Douglas remains impressed with his performance against Tyson, saying if he had been a ringside judge he would’ve scored nine of 10 rounds in his favor.

The lone exception?

The eighth round, when a powerful Tyson uppercut sent him to the canvas.

“I was dominating throughout the fight. It was just that eighth round when I got caught,” Douglas said.

That proved to be a powerful wake-up call.

“I knew I just had to get back on point, and do what had got me to that point, because I had a moment of daydreaming and got caught,” Douglas recalled, “and then I realized he was really still alive because for that instant to be caught with a shot like that (showed) he was still looking.

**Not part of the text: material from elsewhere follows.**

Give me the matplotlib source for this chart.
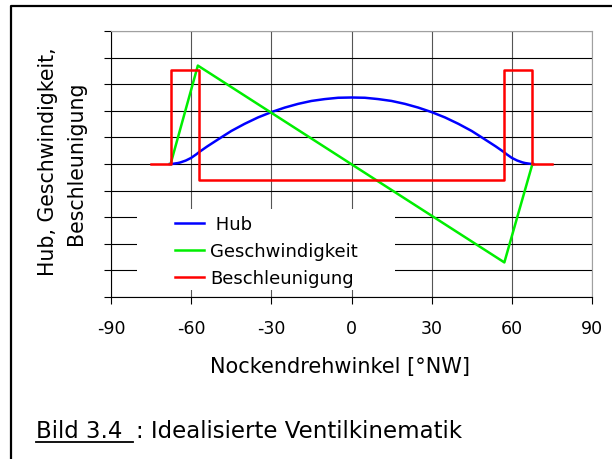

It wasn’t over.

“I started kind of thinking it was over.”

But Douglas reasserted his dominance as the ninth round progressed, landing a flurry of fast, powerful punches with both hands as he backed Tyson up against the ropes.

As soon as the round ended, HBO blow-by-blow announcer Jim Lampley called it “the most action-filled, heavy-exchange punching round of Mike Tyson’s career.”

Tyson, visibly limited by a swollen, closed left eye, paid the price for those fistic exchanges. Douglas came out on the offensive in the 10th round, In one key sequence, which signaled the beginning of the end, the 191-cm Douglas, who effectively used his left jab throughout the bout, landed pinpoint punches on Tyson’s head and battered face. One devastating uppercut catapulted his foe’s head backward and upward at the same time.

Douglas’ final-round attack was relentless. And he finished off the 180-cm weary champion with a lethal assault: a right-left-right-left combo that sent Tyson tumbling to the canvas and on his back. He fumbled for his mouthpiece as he tried to get up to beat the count, but Mexican referee Octavio Meyran grabbed ahold of Tyson and stopped the fight.

“Sustained accuracy,” Lampley declared, summarizing the effectiveness of Douglas’ punches throughout the fight.